For the most part his article reflects my own experience. Online/distance learners often equate the flexibility offered by the environment with ‘easier’, ‘less-time consuming’ etc.  which of course isn’t true – and – as he says/writes, it’s up to the course convenors to make this explicit at the start.

However, I was surprised by the generalisation that distance education equates with excessive teacher control. My experience is that instructional designers may tend to do this, not with the intent of controlling the learner, but because they get carried away with the design and technology and lose sight of the learner. Also from my experience, online teachers/course designers can get carried away with the possibilities offered by online resources/information/technology. Again, they don’t necessarily want to control their learners. Rather it may be that they think that the web offers their learners increased choice in the resources available and therefore increased autonomy in choosing which resources to select, so they overload the course with resources and hyperlinks. In doing this they assume that the learners have the skills to filter and select from the wide range of resources that they upload, or even understand that that is what they are supposed to do.

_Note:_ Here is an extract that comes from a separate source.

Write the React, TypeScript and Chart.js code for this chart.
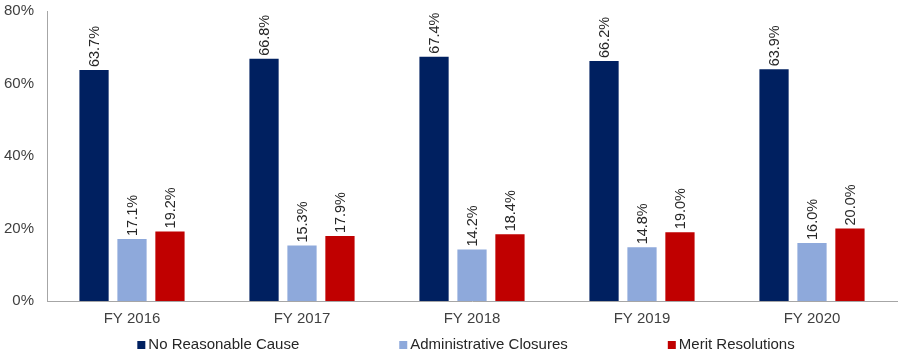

Alternatively online teachers may be concerned that they need to support their learners and they cannot do this unless they can see them visibly online, so unwittingly subject them to the tyranny of participation in discussion forums, in the belief that this is a form of support.

So I suspect it is not so much a matter of teachers/instructors wanting to control the learning, but more that they may lack understanding of how learning occurs in an online environment, what learner autonomy means and that learner autonomy can be a double-edged sword.

One thing I am having difficulty with in Bouchard’s article is where he writes that the teacher/instructor should not participate on a level with the students. Bouchard doesn’t explain or justify this. For me this assumes a distinction (possibly hierarchical) between teacher and learner and that the teacher can’t learn from discussion with the learners or that the learners wouldn’t know, understand or want this. This does call in to question again, who is the teacher and who has the expertise?

Jean Lave in her article Teaching as Learning in Practice (1996) Vol.3, No. 3. Mind, Culture and Activity, about apprenticeship learning, gives us lots to think about. She discusses the case of apprentice tailors in Liberia and apprentice lawyers in a mosque in Egypt, where there is is a lot of self-directed learning, but it is clear who the ‘experts’ and ‘masters’ are – and the experts/masters do intervene. Jean Lave emphasises the benefits of situated and social learning. Is it possible to have an apprenticeship model of learning at a distance and does having a clearly identified ‘master/expert/teacher’ militate against learner autonomy?

So the two key questions that come out Paul Bouchard’s article for me are:

1. Is there a common understanding of what learner autonomy means?

2. Does teacher intervention militate against learner autonomy?